ROCK HILL, S.C. — Reverend Dr. Cynthia Plair Roddey is an open history book who is living history herself.
Back in 1964, ten years after the Supreme Court’s Brown v. Board of Education decision ended segregation in public schools, Rock Hill native Dr. Roddey enrolled at Winthrop University.
Her hope was to pursue another degree in Library Science. Even though she had previously graduated from Johnson C. Smith University as an English major, Library Science wasn’t offered at any of the local Historically Black Colleges.
Out of 10 of her friends, she was the only one accepted into Winthrop, making her the college’s first-ever black student since opening its doors in 1886.
“I resented that,” Dr. Roddey exclaimed. “The psychological impact, I mean 10 other people applied why would you only chose one person to go through that?”
However, she took on the challenge.
“You have to remember I was 20-something years old and when you’re 20-something years old, you’re invincible.”
Roddey grew up in downtown Rock Hill, walking distance from Winthrop, but also a stone’s throw away from segregated restaurants where black protestors, like the Friendship 9, were being thrown in jail for sitting at an all-white lunch counter.

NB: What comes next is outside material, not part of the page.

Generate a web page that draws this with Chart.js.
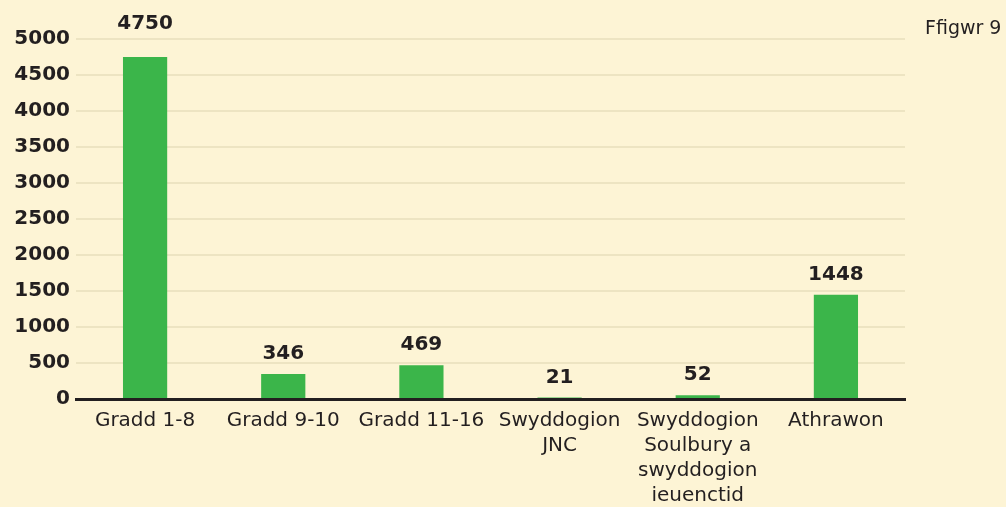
<!DOCTYPE html>
<html><head><meta charset="utf-8">
<script src="https://cdn.jsdelivr.net/npm/chart.js@4.4.1/dist/chart.umd.min.js"></script>
<style>
html,body{margin:0;padding:0;background:#FDF4D5;overflow:hidden;}
#wrap{position:relative;width:1006px;height:507px;}
#fig{position:absolute;left:925px;top:16px;font-family:"DejaVu Sans";font-size:19px;color:#231F20;white-space:nowrap;}
</style></head>
<body><div id="wrap"><canvas id="c" width="1006" height="507"></canvas><div id="fig">Ffigwr 9</div></div>
<script>
const categories = ['Gradd 1-8', 'Gradd 9-10', 'Gradd 11-16', ['Swyddogion','JNC'], ['Swyddogion','Soulbury a','swyddogion','ieuenctid'], 'Athrawon'];
const values = [4750, 346, 469, 21, 52, 1448];
const yTicks = [0,500,1000,1500,2000,2500,3000,3500,4000,4500,5000];

const TEXT = '#231F20';
const labelPlugin = {
  id: 'valLabels',
  afterDatasetsDraw(chart) {
    const ctx = chart.ctx;
    const meta = chart.getDatasetMeta(0);
    const top = chart.chartArea.top;
    ctx.save();
    ctx.font = 'bold 20px "DejaVu Sans"';
    ctx.fillStyle = TEXT;
    ctx.textAlign = 'center';
    ctx.textBaseline = 'middle';
    meta.data.forEach((el, i) => {
      let y = el.y - 20;
      if (y < top + 10) y = top - 15;
      ctx.fillText(String(values[i]), el.x, y);
    });
    ctx.restore();
  }
};

new Chart(document.getElementById('c'), {
  type: 'bar',
  data: { labels: categories, datasets: [{ data: values, backgroundColor: '#3BB54A', barPercentage: 0.32, categoryPercentage: 1 }] },
  options: {
    responsive: false, animation: false,
    layout: { padding: { top: 39, right: 101, left: 0, bottom: 0 } },
    plugins: { legend: { display: false }, tooltip: { enabled: false } },
    scales: {
      x: {
        grid: { display: false, drawTicks: false },
        border: { display: true, color: TEXT, width: 3 },
        ticks: { color: TEXT, font: { family: 'DejaVu Sans', size: 20, lineHeight: 1.25 }, padding: 9, maxRotation: 0, autoSkip: false },
        afterFit(s) { s.height = 108; }
      },
      y: {
        min: 0, max: 5000,
        afterBuildTicks(s) { s.ticks = yTicks.map(v => ({ value: v })); },
        grid: { color: '#EDE4C2', lineWidth: 2, drawTicks: false },
        border: { display: false },
        ticks: { color: TEXT, font: { family: 'DejaVu Sans', size: 20, weight: 'bold' }, padding: 6, callback: v => String(v) },
        afterFit(s) { s.width = 76; }
      }
    }
  },
  plugins: [labelPlugin]
});
</script></body></html>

“Two or three days before I was going to come they had put an article in the paper,” Dr. Roddey said. “Three of my neighbors came with their rifles and told me the neighborhood had formed a 24-hour watch and I [should] 'go to school and don’t worry about your home, don’t worry about family, you’ll be fine.'”
Dr. Roddey’s neighbors protected her outside the classroom, and once in school, her experiences were much different than hostilities of the outside world.
Despite that, she went from invincible, to invisible.
“People thought I was one of the maids -- why? Because I was always with the maids who were my former classmates,” she said. “But if you are the only person of your race among thousands of people you are isolated. You do have some fears. You have fears of rejection, you’re depressed sometimes, you don’t have other classmates to study with, eat lunch with, you don’t have any social action on campus. I feared being rejected.”
In just three years, Dr. Roddey graduated as a double major in English and Library Science.
She never walked across the stage, instead, she went home to her husband and children.
Regret settled in years later.
“I don’t know anyone in my graduate class of 1967, I have no personal relationships at all, it was after 45 years I decided to come back to a reunion," she said. "If I have any regret, the regret is I didn’t come sooner because I met some wonderful people.”
Dr. Roddey, now 80 years old, went on to earn a total of five degrees. She became an entrepreneur, an author, a teacher and a college professor -- even teaching a class at Winthrop.
Today, 30%of Winthrop’s students are black, each one attending school because of one woman’s perseverance 56 years ago.
“I don't really see myself as a door opener, more like a doorstop that I held it open so others would have the same opportunities that I have,” Roddey said.